Lettere a Sergio Romano Corriere della Sera 19 gennaio
C’è una risposta al perché in Italia, nazione cattolica per eccellenza, in tutti i centri abitati e nelle città ci sono vie e piazze intitolate a Giuseppe Garibaldi? Costui non andava dicendo che la Chiesa era «negazione di Dio», «vivaio di vipere», «pestilenziale istituzione»? Non mi sembra che in altri Paesi ci siano altrettante vie o piazze intitolate ai grandi detrattori delle Chiese espressione del culto costà praticato. Alessandro Prandi
Il culto di Garibaldi fu un fenomeno europeo e il suo ruolo, nelle vicende che si conclusero con il compimento dell’Unità, fu tale da oscurare i suoi giudizi sulla Chiesa e sul Papato. Il generale piaceva all’opinione pubblica risorgimentale per le sue gesta e a una larga parte del Paese per il suo socialismo umanitario. Esiste poi un altro fattore non meno importante. La fase che precedette la spedizione in Sicilia fu spesso caratterizzata da liti e bisticci sulle strade da percorrere e le strategie da adottare. Quando Cavour decise che il Piemonte avrebbe combattuto contro l’Austria a fianco della Francia, gli esuli mazziniani di Londra rifiutarono di scendere in campo con il detestabile regime bonapartista di Parigi.

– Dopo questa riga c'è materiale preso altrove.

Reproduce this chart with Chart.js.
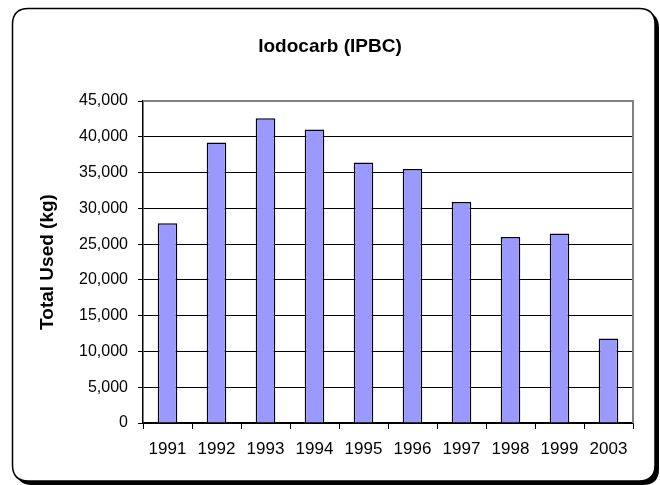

L’episodio è ricordato da Guido Palamenghi Crispi, discendente di Francesco, in un piccolo libro, recentemente pubblicato dalle edizioni P.S., su Repubblica e Monarchia (Il diverbio Mazzini/Crispi).
Fu la prima importante manifestazione di un contrasto che esplose fra il 1864 e il 1865 quando Crispi sostenne, in dura polemica con Mazzini, che l’Italia, per le circostanze in cui aveva realizzato la sua unità, poteva essere soltanto monarchica. Ma questo era soltanto uno dei molti dissensi che avevano diviso la famiglia degli «unitari». Ora, dopo la proclamazione del Regno, occorreva creare l’immagine di una classe dirigente solidale che aveva ardentemente desiderato l’unificazione e aveva affidato le sue sorti alla monarchia sabauda. Mazzini era stato condannato a morte dal governo di Torino, ma era necessario che la sua immagine, nel nuovo Pantheon degli italiani, figurasse accanto a quelle di Cavour e Vittorio Emanuele II. E di Garibaldi, secondo un motto che divenne popolare negli anni successivi, si poteva parlare soltanto bene. Gli storici, più tardi, avrebbero disegnato un quadro più sfumato. Ma «fare gli italiani», come avrebbe detto Massimo d’Azeglio, esigeva forte pedagogia nazionale e giustificava qualche inesattezza. Un altro esempio di conciliazione fra personaggi dalle idee alquanto diverse è nel centro di Milano, sui due lati del lungo rettilineo che collega la medioevale Porta Nuova con piazza dei Mercanti. Sul lato esterno della Porta fu inaugurato nel 1865 un monumento dedicato a Cavour; sul lato opposto, nel 1900, fu innalzato un monumento a Carlo Cattaneo. Il primo voleva un grande Piemonte esteso all’intera penisola. Il secondo diffidava dei Savoia e sognava un Lombardo-Veneto autonomo in uno Stato asburgico profondamente riformato.
Ma Milano amava entrambi e li volle insieme, nel suo centro, anche se a una certa distanza l’uno dall’altro.